Le problematiche demografiche del lavoro non potevano non riflettersi anche in sanità ove il fenomeno dei lavoratori giovani e magari lontani dalle famiglie di origine con difficoltà di gestione delle problematiche familiari, e d’altro canto di lavoratori sempre più anziani è sempre più rilevante con rischi, aspettative e problematiche del tutto diverse dai lavoratori più giovani.
In UE15 nel 2025 i lavoratori di età tra 50 e 64 anni saranno il 35%, il doppio dei minori di 25 anni in quanto la sostenibilità economica richiede una maggior durata della vita lavorativa. Le differenze tra persone sono maggiori delle differenze tra classi di età: vi è maggior variabilità nell’anziano che nel giovane, e un anziano allenato può aver maggiore capacità di un giovane sedentario. I deficit possono manifestarsi solo quando le richieste lavorative eccedono la capacità di lavoro, anche se il calo di funzionalità dell’anziano può essere compensato dall’adattamento delle abilità, non tutti i lavori richiedono il massimo delle prestazioni e pertanto non è indispensabile abbandonare il lavoro quando è possibile un miglioramento attraverso la riprogettazione di condizioni di lavoro. Anche le differenze nella resistenza allo stress sono maggiori tra individui che tra classi di età: a volte gli anziani (in buona salute) percepiscono meno stress dei giovani, anche se, nella nostra esperienza quotidiana il lavoro notturno è universalmente considerato molto meno tollerato nell’anziano.

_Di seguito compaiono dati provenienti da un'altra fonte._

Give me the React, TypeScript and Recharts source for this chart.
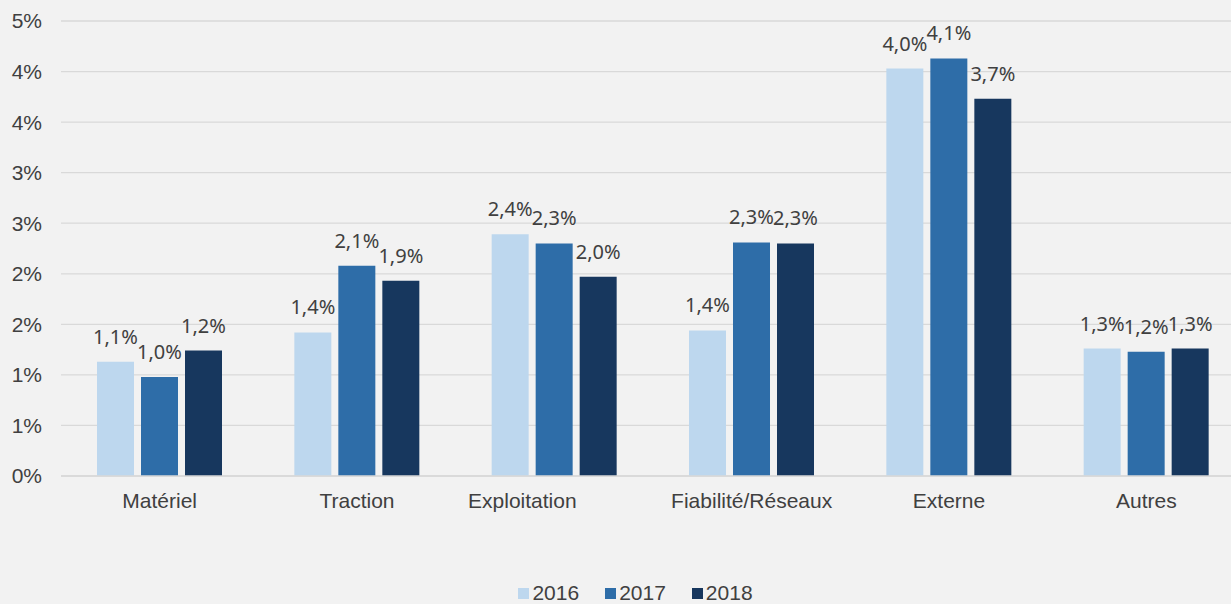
import React from "react";
import {
  BarChart,
  Bar,
  XAxis,
  YAxis,
  CartesianGrid,
  Legend,
  LabelList,
} from "recharts";

const categories = [
  "Matériel",
  "Traction",
  "Exploitation",
  "Fiabilité/Réseaux",
  "Externe",
  "Autres",
];
const y2016 = [1.13, 1.42, 2.39, 1.44, 4.03, 1.26];
const y2017 = [0.98, 2.08, 2.3, 2.31, 4.13, 1.23];
const y2018 = [1.24, 1.93, 1.97, 2.3, 3.73, 1.26];
const yTicks = [0, 0.5, 1, 1.5, 2, 2.5, 3, 3.5, 4, 4.5];

const series = [
  { key: "2016", values: y2016, color: "#bdd7ee" },
  { key: "2017", values: y2017, color: "#2e6da8" },
  { key: "2018", values: y2018, color: "#17375e" },
];

const data = categories.map((name, i) => ({
  name,
  "2016": y2016[i],
  "2017": y2017[i],
  "2018": y2018[i],
}));

const axisFont = "'Liberation Sans', Arial, sans-serif";
const textColor = "#404040";

const fmtLabel = (v: number) => v.toFixed(1).replace(".", ",") + "%";

// Excel drew the "Exploitation" label left of its group
const tickShift: Record<string, number> = { Exploitation: -32 };

const CategoryTick = (props: any) => {
  const { x, y, payload } = props;
  const dx = tickShift[payload.value] || 0;
  return (
    <text
      x={x + dx}
      y={y}
      dy="0.71em"
      textAnchor="middle"
      fill={textColor}
      fontSize={21}
      fontFamily={axisFont}
    >
      {payload.value}
    </text>
  );
};

const renderLegend = () => (
  <div
    style={{
      display: "flex",
      justifyContent: "center",
      alignItems: "center",
      fontFamily: axisFont,
      fontSize: 21,
      color: textColor,
      lineHeight: "22px",
    }}
  >
    {series.map((s) => (
      <div
        key={s.key}
        style={{ display: "flex", alignItems: "center", margin: "0 13px" }}
      >
        <span
          style={{
            width: 11,
            height: 11,
            background: s.color,
            marginRight: 3,
            display: "inline-block",
          }}
        />
        <span>{s.key}</span>
      </div>
    ))}
  </div>
);

export default function App() {
  return (
    <div
      style={{
        position: "fixed",
        top: 0,
        left: 0,
        width: 1231,
        height: 604,
        overflow: "hidden",
        background: "#f2f2f2",
      }}
    >
      <BarChart
        width={1271}
        height={604}
        data={data}
        margin={{ top: 21, right: 26, left: 0, bottom: 0 }}
        barSize={37}
        barGap={7}
      >
        <CartesianGrid vertical={false} stroke="#d9d9d9" strokeWidth={1.3} />
        <XAxis
          dataKey="name"
          height={106}
          tickLine={false}
          axisLine={{ stroke: "#d9d9d9", strokeWidth: 1.3 }}
          tickMargin={11}
          tick={<CategoryTick />}
          interval={0}
        />
        <YAxis
          width={61}
          domain={[0, 4.5]}
          ticks={yTicks}
          axisLine={false}
          tickLine={false}
          tickMargin={13}
          tickFormatter={(v: number) => Math.round(v) + "%"}
          tick={{ fill: textColor, fontSize: 21, fontFamily: axisFont }}
        />
        <Legend
          verticalAlign="bottom"
          height={22}
          content={renderLegend}
          wrapperStyle={{ left: 0, width: 1271, bottom: 0 }}
        />
        {series.map((s) => (
          <Bar
            key={s.key}
            dataKey={s.key}
            fill={s.color}
            isAnimationActive={false}
          >
            <LabelList
              dataKey={s.key}
              position="top"
              offset={18}
              formatter={(v: any) => fmtLabel(Number(v))}
              fill={textColor}
              fontSize={20}
              fontFamily="'Noto Sans', 'Open Sans', sans-serif"
            />
          </Bar>
        ))}
      </BarChart>
    </div>
  );
}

Il Convegno vuole porre l’attenzione sul problema e ricercare possibili soluzioni per l’attività quotidiana. Nell’ambito dell’evento, Pietro Checcucci e Roberta Fefè hanno predisposto un intervento finalizzato ad illustrare i risultati più significativi della ricerca sulle buone prassi di age management nelle grandi imprese private.